**Request**. Your task is to copy the listing exactly. Drop any pictures from the copy.
== Supplied data
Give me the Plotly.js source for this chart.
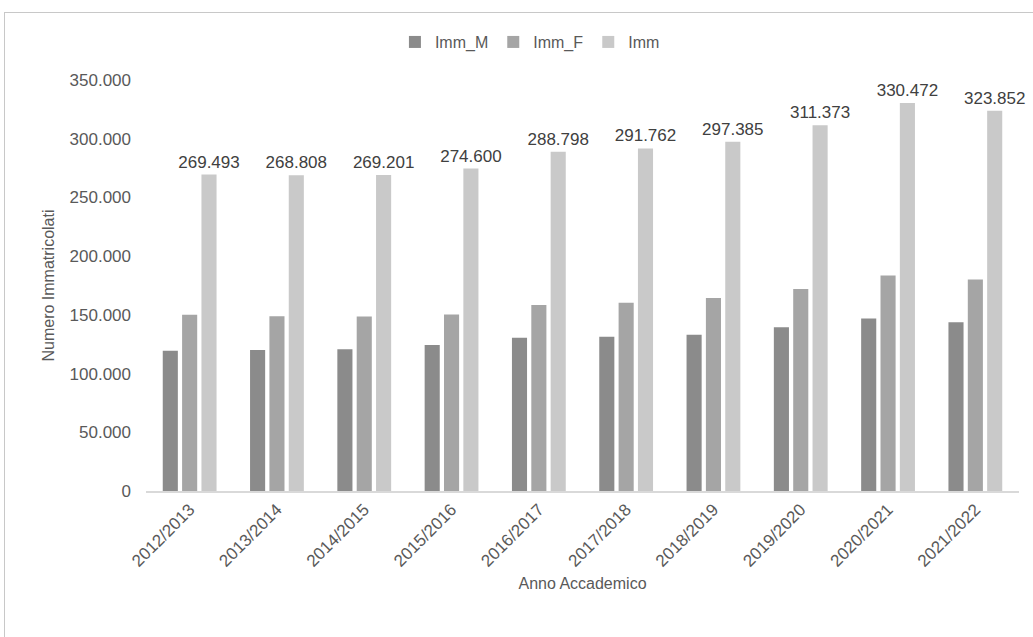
<!DOCTYPE html>
<html>
<head>
<meta charset="utf-8">
<script src="https://cdn.plot.ly/plotly-3.0.1.min.js"></script>
<style>
  html, body { margin: 0; padding: 0; background: #ffffff; }
  #wrap { position: relative; width: 1033px; height: 637px; overflow: hidden; }
  #chart { position: absolute; left: 0; top: 0; width: 1033px; height: 637px; }
  #frame { position: absolute; left: 4px; top: 12px; width: 1040px; height: 640px;
           border-top: 1px solid #c8c8c8; border-left: 1px solid #c8c8c8; pointer-events: none; }
</style>
</head>
<body>
<div id="wrap">
  <div id="chart"></div>
  <div id="frame"></div>
</div>
<script>
const categories = ["2012/2013","2013/2014","2014/2015","2015/2016","2016/2017",
                    "2017/2018","2018/2019","2019/2020","2020/2021","2021/2022"];
const immM = [119500, 120000, 120700, 124300, 130400, 131400, 133000, 139400, 147000, 143800];
const immF = [150000, 148800, 148500, 150300, 158400, 160400, 164400, 172000, 183500, 180100];
const imm  = [269493, 268808, 269201, 274600, 288798, 291762, 297385, 311373, 330472, 323852];
const seriesNames = ["Imm_M", "Imm_F", "Imm"];

const font = "Liberation Sans, Arial, sans-serif";

const traces = [
  { type: "bar", name: seriesNames[0], x: categories, y: immM,
    marker: { color: "#8b8b8b" }, hoverinfo: "skip" },
  { type: "bar", name: seriesNames[1], x: categories, y: immF,
    marker: { color: "#a5a5a5" }, hoverinfo: "skip" },
  { type: "bar", name: seriesNames[2], x: categories, y: imm,
    marker: { color: "#c9c9c9" }, hoverinfo: "skip",
    texttemplate: "%{y:,d}", textposition: "outside", cliponaxis: false,
    constraintext: "none",
    textfont: { family: font, size: 17, color: "#404040" } }
];

const layout = {
  width: 1033, height: 637,
  paper_bgcolor: "rgba(0,0,0,0)", plot_bgcolor: "rgba(0,0,0,0)",
  separators: ",.",
  margin: { l: 146, r: 14, t: 80, b: 146 },
  barmode: "group", bargap: 0.335, bargroupgap: 0.22,
  font: { family: font, color: "#595959" },
  showlegend: true,
  legend: { orientation: "h", xref: "container", x: 0.513, xanchor: "center",
            yref: "container", y: 0.934, yanchor: "middle",
            font: { family: font, size: 16, color: "#595959" },
            itemwidth: 30, tracegroupgap: 0 },
  xaxis: {
    type: "category",
    tickangle: -45,
    tickfont: { family: font, size: 17, color: "#595959" },
    showline: true, linecolor: "#d9d9d9", linewidth: 2,
    ticks: "", showgrid: false, zeroline: false,
    title: { text: "Anno Accademico", font: { family: font, size: 16, color: "#595959" }, standoff: 8 }
  },
  yaxis: {
    range: [0, 350000], dtick: 50000, tickformat: ",d",
    tickfont: { family: font, size: 17, color: "#595959" },
    showgrid: false, zeroline: false, showline: false, ticks: "",
    ticklabelstandoff: 14,
    title: { text: "Numero Immatricolati", font: { family: font, size: 16, color: "#595959" }, standoff: 10 }
  }
};

Plotly.newPlot("chart", traces, layout, { staticPlot: true, displayModeBar: false });
</script>
</body>
</html>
====
**Reply**.
Give me the Plotly.js source for this chart.
<!DOCTYPE html>
<html>
<head>
<meta charset="utf-8">
<script src="https://cdn.plot.ly/plotly-3.0.1.min.js"></script>
<style>
  html, body { margin: 0; padding: 0; background: #ffffff; }
  #wrap { position: relative; width: 1033px; height: 637px; overflow: hidden; }
  #chart { position: absolute; left: 0; top: 0; width: 1033px; height: 637px; }
  #frame { position: absolute; left: 4px; top: 12px; width: 1040px; height: 640px;
           border-top: 1px solid #c8c8c8; border-left: 1px solid #c8c8c8; pointer-events: none; }
</style>
</head>
<body>
<div id="wrap">
  <div id="chart"></div>
  <div id="frame"></div>
</div>
<script>
const categories = ["2012/2013","2013/2014","2014/2015","2015/2016","2016/2017",
                    "2017/2018","2018/2019","2019/2020","2020/2021","2021/2022"];
const immM = [119500, 120000, 120700, 124300, 130400, 131400, 133000, 139400, 147000, 143800];
const immF = [150000, 148800, 148500, 150300, 158400, 160400, 164400, 172000, 183500, 180100];
const imm  = [269493, 268808, 269201, 274600, 288798, 291762, 297385, 311373, 330472, 323852];
const seriesNames = ["Imm_M", "Imm_F", "Imm"];

const font = "Liberation Sans, Arial, sans-serif";

const traces = [
  { type: "bar", name: seriesNames[0], x: categories, y: immM,
    marker: { color: "#8b8b8b" }, hoverinfo: "skip" },
  { type: "bar", name: seriesNames[1], x: categories, y: immF,
    marker: { color: "#a5a5a5" }, hoverinfo: "skip" },
  { type: "bar", name: seriesNames[2], x: categories, y: imm,
    marker: { color: "#c9c9c9" }, hoverinfo: "skip",
    texttemplate: "%{y:,d}", textposition: "outside", cliponaxis: false,
    constraintext: "none",
    textfont: { family: font, size: 17, color: "#404040" } }
];

const layout = {
  width: 1033, height: 637,
  paper_bgcolor: "rgba(0,0,0,0)", plot_bgcolor: "rgba(0,0,0,0)",
  separators: ",.",
  margin: { l: 146, r: 14, t: 80, b: 146 },
  barmode: "group", bargap: 0.335, bargroupgap: 0.22,
  font: { family: font, color: "#595959" },
  showlegend: true,
  legend: { orientation: "h", xref: "container", x: 0.513, xanchor: "center",
            yref: "container", y: 0.934, yanchor: "middle",
            font: { family: font, size: 16, color: "#595959" },
            itemwidth: 30, tracegroupgap: 0 },
  xaxis: {
    type: "category",
    tickangle: -45,
    tickfont: { family: font, size: 17, color: "#595959" },
    showline: true, linecolor: "#d9d9d9", linewidth: 2,
    ticks: "", showgrid: false, zeroline: false,
    title: { text: "Anno Accademico", font: { family: font, size: 16, color: "#595959" }, standoff: 8 }
  },
  yaxis: {
    range: [0, 350000], dtick: 50000, tickformat: ",d",
    tickfont: { family: font, size: 17, color: "#595959" },
    showgrid: false, zeroline: false, showline: false, ticks: "",
    ticklabelstandoff: 14,
    title: { text: "Numero Immatricolati", font: { family: font, size: 16, color: "#595959" }, standoff: 10 }
  }
};

Plotly.newPlot("chart", traces, layout, { staticPlot: true, displayModeBar: false });
</script>
</body>
</html>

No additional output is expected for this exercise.